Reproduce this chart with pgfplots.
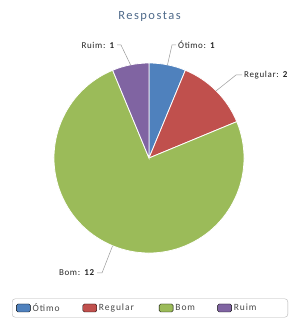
\documentclass[border=0pt]{standalone}
\usepackage{pgfplots}
\usepackage{pgfplotstable}
\usepackage{fontspec}
\setmainfont{Carlito}
\pgfplotsset{compat=1.18}
\definecolor{cotimo}{HTML}{4F81BD}
\definecolor{cregular}{HTML}{C0504D}
\definecolor{cbom}{HTML}{9BBB59}
\definecolor{cruim}{HTML}{8064A2}
\definecolor{titlecol}{HTML}{4F6A8A}
\definecolor{txt}{HTML}{262626}
\definecolor{legtxt}{HTML}{4A4A4A}

\pgfplotstableread{
label value color
Otimo 1 cotimo
Regular 2 cregular
Bom 12 cbom
Ruim 1 cruim
}\datatable

\newcommand{\lab}{\fontsize{9}{10}\selectfont\addfontfeature{LetterSpace=7}}
\newcommand{\leg}{\fontsize{9.5}{10}\selectfont\addfontfeature{LetterSpace=10}}
\begin{document}
\begin{tikzpicture}
\begin{axis}[
  scale only axis, width=294pt, height=322pt,
  xmin=0, xmax=294, ymin=0, ymax=322,
  hide axis, clip=false,
  legend columns=4,
  legend style={at={(axis cs:12,14)}, anchor=west, draw=gray!60, rounded corners=3pt,
    inner xsep=4pt, inner ysep=2.5pt, font=\leg\color{legtxt},
    nodes={inner xsep=2pt},
    /tikz/every even column/.append style={column sep=0pt}},
  legend cell align=left,
  legend image code/.code={\fill[#1, rounded corners=1.5pt] (0pt,-4pt) rectangle (14pt,4pt);},
]
\addlegendimage{fill=cotimo}\addlegendentry{\makebox[48pt][l]{Ótimo}}
\addlegendimage{fill=cregular}\addlegendentry{\makebox[58pt][l]{Regular}}
\addlegendimage{fill=cbom}\addlegendentry{\makebox[40pt][l]{Bom}}
\addlegendimage{fill=cruim}\addlegendentry{\makebox[48pt][l]{Ruim}}

\path (axis cs:0,0) rectangle (axis cs:294,322);

\pgfplotsextra{
  \pgfplotstablegetrowsof{\datatable}
  \pgfmathtruncatemacro\nrows{\pgfplotsretval-1}
  \xdef\startang{90}
  \foreach \i in {0,...,\nrows} {
    \pgfplotstablegetelem{\i}{value}\of\datatable \let\v\pgfplotsretval
    \pgfplotstablegetelem{\i}{color}\of\datatable \let\c\pgfplotsretval
    \pgfmathsetmacro\endang{\startang-360*\v/16}
    \fill[fill=\c, draw=white, line width=0.8pt] (axis cs:149,164) -- ++(\startang:95pt)
      arc[start angle=\startang, end angle=\endang, radius=95pt] -- cycle;
    \xdef\startang{\endang}
  }
}

\node[font=\fontsize{12.5}{14}\selectfont\addfontfeature{LetterSpace=12}, text=titlecol] at (axis cs:149.5,306) {Respostas};

\draw[gray!80, line width=0.5pt] (axis cs:117,277) -- (axis cs:121,277) -- (axis cs:130.5,257.2);
\node[anchor=east, font=\lab, text=txt, inner sep=1pt] at (axis cs:116,277) {Ruim: \textbf{1}};

\draw[gray!80, line width=0.5pt] (axis cs:176,277) -- (axis cs:172,277) -- (axis cs:167.5,257.2);
\node[anchor=west, font=\lab, text=txt, inner sep=1pt] at (axis cs:177,277) {Ótimo: \textbf{1}};

\draw[gray!80, line width=0.5pt] (axis cs:242,247) -- (axis cs:236,247) -- (axis cs:216.2,231.2);
\node[anchor=west, font=\lab, text=txt, inner sep=1pt] at (axis cs:243,247) {Regular: \textbf{2}};

\draw[gray!80, line width=0.5pt] (axis cs:97,49) -- (axis cs:102,49) -- (axis cs:112.6,76.2);
\node[anchor=east, font=\lab, text=txt, inner sep=1pt] at (axis cs:96,49) {Bom: \textbf{12}};
\end{axis}
\end{tikzpicture}
\end{document}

★ ★ ★ ★ ★

**TASK DETAILS:**
Are you able to set down all the lines above exactly, without any pictures?

**RESPONSE TO THE EXERCISE:**
Reproduce this chart with pgfplots.
\documentclass[border=0pt]{standalone}
\usepackage{pgfplots}
\usepackage{pgfplotstable}
\usepackage{fontspec}
\setmainfont{Carlito}
\pgfplotsset{compat=1.18}
\definecolor{cotimo}{HTML}{4F81BD}
\definecolor{cregular}{HTML}{C0504D}
\definecolor{cbom}{HTML}{9BBB59}
\definecolor{cruim}{HTML}{8064A2}
\definecolor{titlecol}{HTML}{4F6A8A}
\definecolor{txt}{HTML}{262626}
\definecolor{legtxt}{HTML}{4A4A4A}

\pgfplotstableread{
label value color
Otimo 1 cotimo
Regular 2 cregular
Bom 12 cbom
Ruim 1 cruim
}\datatable

\newcommand{\lab}{\fontsize{9}{10}\selectfont\addfontfeature{LetterSpace=7}}
\newcommand{\leg}{\fontsize{9.5}{10}\selectfont\addfontfeature{LetterSpace=10}}
\begin{document}
\begin{tikzpicture}
\begin{axis}[
  scale only axis, width=294pt, height=322pt,
  xmin=0, xmax=294, ymin=0, ymax=322,
  hide axis, clip=false,
  legend columns=4,
  legend style={at={(axis cs:12,14)}, anchor=west, draw=gray!60, rounded corners=3pt,
    inner xsep=4pt, inner ysep=2.5pt, font=\leg\color{legtxt},
    nodes={inner xsep=2pt},
    /tikz/every even column/.append style={column sep=0pt}},
  legend cell align=left,
  legend image code/.code={\fill[#1, rounded corners=1.5pt] (0pt,-4pt) rectangle (14pt,4pt);},
]
\addlegendimage{fill=cotimo}\addlegendentry{\makebox[48pt][l]{Ótimo}}
\addlegendimage{fill=cregular}\addlegendentry{\makebox[58pt][l]{Regular}}
\addlegendimage{fill=cbom}\addlegendentry{\makebox[40pt][l]{Bom}}
\addlegendimage{fill=cruim}\addlegendentry{\makebox[48pt][l]{Ruim}}

\path (axis cs:0,0) rectangle (axis cs:294,322);

\pgfplotsextra{
  \pgfplotstablegetrowsof{\datatable}
  \pgfmathtruncatemacro\nrows{\pgfplotsretval-1}
  \xdef\startang{90}
  \foreach \i in {0,...,\nrows} {
    \pgfplotstablegetelem{\i}{value}\of\datatable \let\v\pgfplotsretval
    \pgfplotstablegetelem{\i}{color}\of\datatable \let\c\pgfplotsretval
    \pgfmathsetmacro\endang{\startang-360*\v/16}
    \fill[fill=\c, draw=white, line width=0.8pt] (axis cs:149,164) -- ++(\startang:95pt)
      arc[start angle=\startang, end angle=\endang, radius=95pt] -- cycle;
    \xdef\startang{\endang}
  }
}

\node[font=\fontsize{12.5}{14}\selectfont\addfontfeature{LetterSpace=12}, text=titlecol] at (axis cs:149.5,306) {Respostas};

\draw[gray!80, line width=0.5pt] (axis cs:117,277) -- (axis cs:121,277) -- (axis cs:130.5,257.2);
\node[anchor=east, font=\lab, text=txt, inner sep=1pt] at (axis cs:116,277) {Ruim: \textbf{1}};

\draw[gray!80, line width=0.5pt] (axis cs:176,277) -- (axis cs:172,277) -- (axis cs:167.5,257.2);
\node[anchor=west, font=\lab, text=txt, inner sep=1pt] at (axis cs:177,277) {Ótimo: \textbf{1}};

\draw[gray!80, line width=0.5pt] (axis cs:242,247) -- (axis cs:236,247) -- (axis cs:216.2,231.2);
\node[anchor=west, font=\lab, text=txt, inner sep=1pt] at (axis cs:243,247) {Regular: \textbf{2}};

\draw[gray!80, line width=0.5pt] (axis cs:97,49) -- (axis cs:102,49) -- (axis cs:112.6,76.2);
\node[anchor=east, font=\lab, text=txt, inner sep=1pt] at (axis cs:96,49) {Bom: \textbf{12}};
\end{axis}
\end{tikzpicture}
\end{document}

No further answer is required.